A Sydney court case over a will including multimillion-dollar properties in the harbourside suburb of Balmain has shone a spotlight on the rise in lawsuits filed by family members seeking a greater share of a deceased’s estate.
In a decision this year, NSW Supreme Court Justice James Hmelnitsky said a widow in her 70s should receive a larger slice of her late husband’s assets after he died in 2022 aged 87.
The estate included three Balmain properties estimated to be worth $6.8 million: houses in Llewellyn Street ($2.5 million) and Little Darling Street ($1.8 million), and a mixed commercial and residential property in nearby Montague Street ($2.5 million).
The couple had lived at a semi-rural property at Razorback near Camden, estimated to be worth about $2.5 million. The entire estate was valued at more than $9 million.
The deceased’s wife of 40 years filed proceedings last year against the executor of his estate under NSW succession laws that allow spouses and children, among others, to seek a “family provision order” if inadequate provision has been made for them in a will.
The judge said it was “broadly accepted” by the couple’s three children and a son from his first marriage, who were also beneficiaries, that the deceased had made “insufficient provision” for his widow by leaving her about 18 per cent ($1.7 million) of the distributable estate.
The will directed that three of the deceased’s children – his son and the couple’s two daughters – should each inherit one of the Balmain properties, accounting for individual shares of between 19 and 27 per cent.
The couple’s son was to receive one-third of the Razorback property, equivalent to 9 per cent of the estate, with the remaining two-thirds to be given to the widow.
‘Just and equitable’
The judge concluded the widow should receive a $2.7 million share of the estate. He found the most “just and equitable” outcome would be for the son from the deceased’s first marriage to bear most of the burden of the additional provision.
That son had been left the Montague Street property in the will, but Hmelnitsky raised the prospect that he could swap that for the two-thirds interest in the Razorback property.
The judge said this option “does the least violence to the overall scheme of the will”, which did not contemplate the Balmain properties being sold. The widow and the couple’s two daughters had “particular sentimental reasons” for wanting to keep those properties in the family, he said.

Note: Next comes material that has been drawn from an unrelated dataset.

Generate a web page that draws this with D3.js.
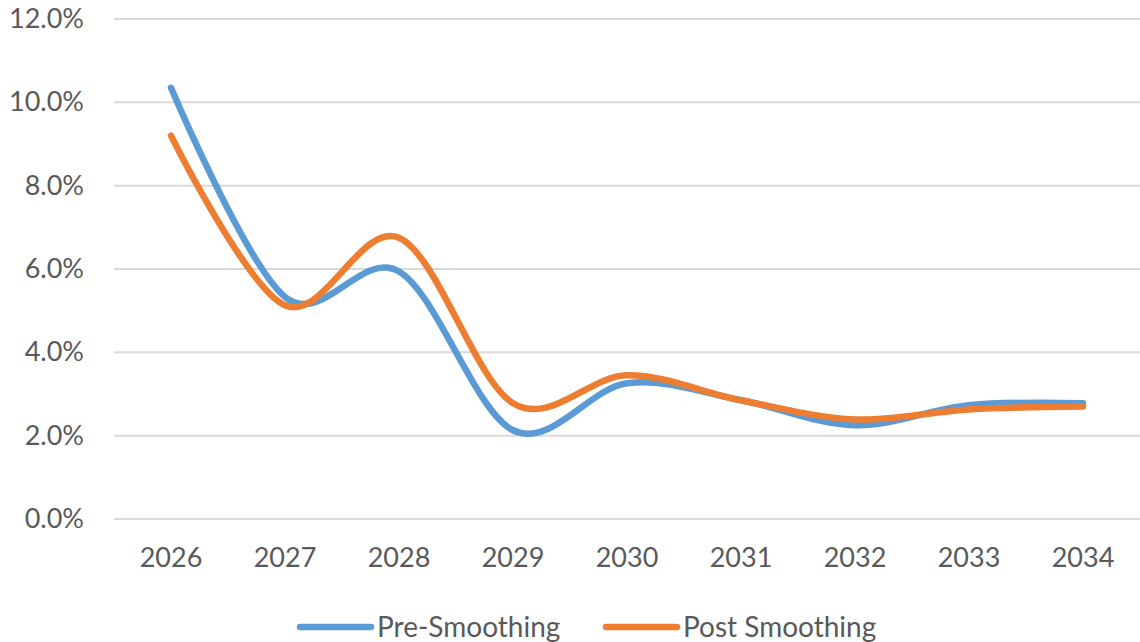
<!DOCTYPE html>
<html>
<head>
<meta charset="utf-8">
<script src="https://cdn.jsdelivr.net/npm/d3@7"></script>
<style>
  html, body { margin: 0; padding: 0; background: #fff; }
  svg { display: block; font-family: Lato, "Open Sans", sans-serif; }
</style>
</head>
<body>
<svg id="chart" width="1140" height="642"></svg>
<script>
// Forecast growth rates by year, before and after smoothing
const years = ["2026", "2027", "2028", "2029", "2030", "2031", "2032", "2033", "2034"];
const preSmoothing  = [0.1035, 0.0533, 0.0594, 0.0213, 0.0326, 0.0285, 0.0225, 0.0273, 0.0278];
const postSmoothing = [0.0920, 0.0513, 0.0675, 0.0278, 0.0345, 0.0285, 0.0239, 0.0263, 0.0270];
const yTicks = [0, 0.02, 0.04, 0.06, 0.08, 0.10, 0.12];
const seriesNames = ["Pre-Smoothing", "Post Smoothing"];
const seriesColors = ["#5B9BD5", "#ED7D31"];

const svg = d3.select("#chart");
const margin = { left: 114, right: 0, top: 19, bottom: 123 };
const W = 1140, H = 642;
const labelColor = "#595959";

const x = d3.scaleBand().domain(years).range([margin.left, W - margin.right]);
const y = d3.scaleLinear().domain([0, 0.12]).range([H - margin.bottom, margin.top]);

// horizontal gridlines
svg.append("g")
  .selectAll("line")
  .data(yTicks)
  .join("line")
  .attr("x1", margin.left)
  .attr("x2", W - margin.right)
  .attr("y1", d => y(d))
  .attr("y2", d => y(d))
  .attr("stroke", "#D9D9D9")
  .attr("stroke-width", 2);

// y axis labels
const yAxis = d3.axisLeft(y).tickValues(yTicks).tickFormat(d3.format(".1%")).tickSize(0).tickPadding(30);
svg.append("g")
  .attr("transform", `translate(${margin.left},0)`)
  .call(yAxis)
  .call(g => g.select(".domain").remove())
  .call(g => g.selectAll("text")
    .attr("fill", labelColor)
    .style("font-size", "27px")
    .style("font-family", "Lato, 'Open Sans', sans-serif"));

// x axis labels
const xAxis = d3.axisBottom(x).tickSize(0).tickPadding(29);
svg.append("g")
  .attr("transform", `translate(0,${y(0)})`)
  .call(xAxis)
  .call(g => g.select(".domain").remove())
  .call(g => g.selectAll("text")
    .attr("fill", labelColor)
    .style("font-size", "27px")
    .style("font-family", "Lato, 'Open Sans', sans-serif"));

// smoothed lines
const line = d3.line()
  .x((d, i) => x(years[i]) + x.bandwidth() / 2)
  .y(d => y(d))
  .curve(d3.curveCardinal.tension(0));

[preSmoothing, postSmoothing].forEach((vals, i) => {
  svg.append("path")
    .datum(vals)
    .attr("d", line)
    .attr("fill", "none")
    .attr("stroke", seriesColors[i])
    .attr("stroke-width", 6.5)
    .attr("stroke-linecap", "round")
    .attr("stroke-linejoin", "round");
});

// legend
const legendX = [300, 606];
const legendY = 627;
const legend = svg.append("g");
seriesNames.forEach((name, i) => {
  legend.append("line")
    .attr("x1", legendX[i])
    .attr("x2", legendX[i] + 71)
    .attr("y1", legendY)
    .attr("y2", legendY)
    .attr("stroke", seriesColors[i])
    .attr("stroke-width", 6.5)
    .attr("stroke-linecap", "round");
  legend.append("text")
    .attr("x", legendX[i] + 77)
    .attr("y", legendY)
    .attr("dy", "0.35em")
    .attr("fill", labelColor)
    .style("font-size", "28px")
    .text(name);
});
</script>
</body>
</html>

The only way the estate could be administered without selling the Balmain properties was “if some or all of the beneficiaries are willing to put the estate in funds to make further provision for [the widow] … and to help meet administration costs”, he said. One daughter told the court she would be willing to borrow up to $500,000 to pay to the estate.
The judge has yet to make final orders.
Rise in cases
The number of family provision cases filed in the NSW Supreme Court has increased steadily over the past 20 years, from 655 in 2005 to 968 last year. More than 1000 cases were filed in 2016, before the figures dropped slightly. Some cases settle before trial.
‘Explosion of Sydney property prices’
Michael Tiyce, principal of Sydney law firm Tiyce & Lawyers, said the judgment “shows the human face of these cases” and it was a “great example” of a judge considering the complex needs of families in arriving at a decision.
Family provision orders helped “ameliorate what can be harsh decisions made” in a will, Tiyce said, but the court would give effect to the wishes of the deceased to the fullest extent possible.
Tiyce said a “convergence” of factors had helped drive the boom in family provision claims, including “the absolute explosion of Sydney property prices” and generational wealth transfers as older Baby Boomers died.
“There’s actually more money for people to be having fights about,” he said. But Tiyce warned lawyers needed to be cognisant of the cost to the estate of running the cases, and potential adverse cost consequences for clients if they lost in court.
Tiyce said a good lawyer drafting a client’s will would ask whether they had made proper provision for their family, including children, grandchildren and de facto partners.
ALL IN THE FAMILY
- Under the NSW Succession Act, family members and others including former spouses of a deceased person may apply to the Supreme Court for a family provision order seeking a larger share of the deceased’s estate.
- The court must be satisfied that “adequate provision for the proper maintenance, education or advancement in life of the person in whose favour the order is to be made has not been made”.
- The judge may consider the size of the estate, the financial resources and needs of the applicant, any competing claims, and the relationship between the applicant and the deceased.
- In a decision this month, the court made a family provision order in favour of an adult son who had been estranged from his deceased father.
Lawyers might also help clients prepare what was known as a “Section 100 statement”, Tiyce said, which “essentially acts as evidence from the grave”. It might set out, for example, that no provision was made for a child in a person’s will because they had already bought them a home.
An executor may need to use that document in court in the future.
“They’re really, really useful documents when people are drafting wills,” Tiyce said.